Thesis: Case Against International Revenue Service

Sample Thesis Paper

In 1999, the Department of Labor Administrative Review Board found the Administrative Labor Judges findings to be sound and Murphy filed an Income tax return for 70 thousand dollars. She at first paid twenty thousand six hundred on the award, thereafter ask for a return since it was part of the gross damages she was awarded. To this the I.R.S refused her request, Murphy then sued the I.R.S and the United States in a district court. At first the government tried to dismiss the claims looking for summary judgment. The dismissal was denied, though the courts later rejected Murphy’s claims to the award and found for the government.

They court on August 2006 found that the damages did not fall within the scope of income tax returns since the damages were not in fact given as compensation for personal physical injuries and thus could be excluded from the gross income.

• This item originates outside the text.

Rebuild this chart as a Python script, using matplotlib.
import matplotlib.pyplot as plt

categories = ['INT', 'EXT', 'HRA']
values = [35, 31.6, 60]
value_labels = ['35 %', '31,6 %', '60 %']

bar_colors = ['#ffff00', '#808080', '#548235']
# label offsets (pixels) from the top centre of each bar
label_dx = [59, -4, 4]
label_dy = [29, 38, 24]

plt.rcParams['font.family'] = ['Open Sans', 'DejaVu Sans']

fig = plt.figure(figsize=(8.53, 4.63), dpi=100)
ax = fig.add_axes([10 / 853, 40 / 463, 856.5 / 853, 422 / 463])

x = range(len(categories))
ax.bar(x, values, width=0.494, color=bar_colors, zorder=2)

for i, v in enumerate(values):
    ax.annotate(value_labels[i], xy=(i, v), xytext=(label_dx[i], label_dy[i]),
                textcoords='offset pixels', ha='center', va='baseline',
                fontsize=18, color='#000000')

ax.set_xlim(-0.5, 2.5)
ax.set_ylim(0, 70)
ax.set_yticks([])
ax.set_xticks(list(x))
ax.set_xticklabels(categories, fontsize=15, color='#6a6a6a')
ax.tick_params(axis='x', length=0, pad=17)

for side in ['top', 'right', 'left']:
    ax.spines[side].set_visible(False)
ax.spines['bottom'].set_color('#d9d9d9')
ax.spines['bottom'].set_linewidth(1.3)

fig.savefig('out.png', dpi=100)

When analyzing whether the sixteenth amendment was applicable in this case the court found that the restoration of capital is not contingent upon income and personal injuries recoveries have been non taxable traditionally (Whistleblowers.org, 2009).

On further deliberation of the original ruling the court came to a decision on July 2007 that found that the compensation received was not due to personal injury or sickness on the part of the plaintiff. The income tax which was imposed upon the plaintiff was fair and just and Ms. Murphy is not entitled to a tax return on her income tax. Murphy’s lawyers later appealed the decision and filed a request with the U.S Supreme Court asking them to review the decision handed down. The Supreme Court denied the review of the decision on April 21st, 2008 (Colapinto, 2007).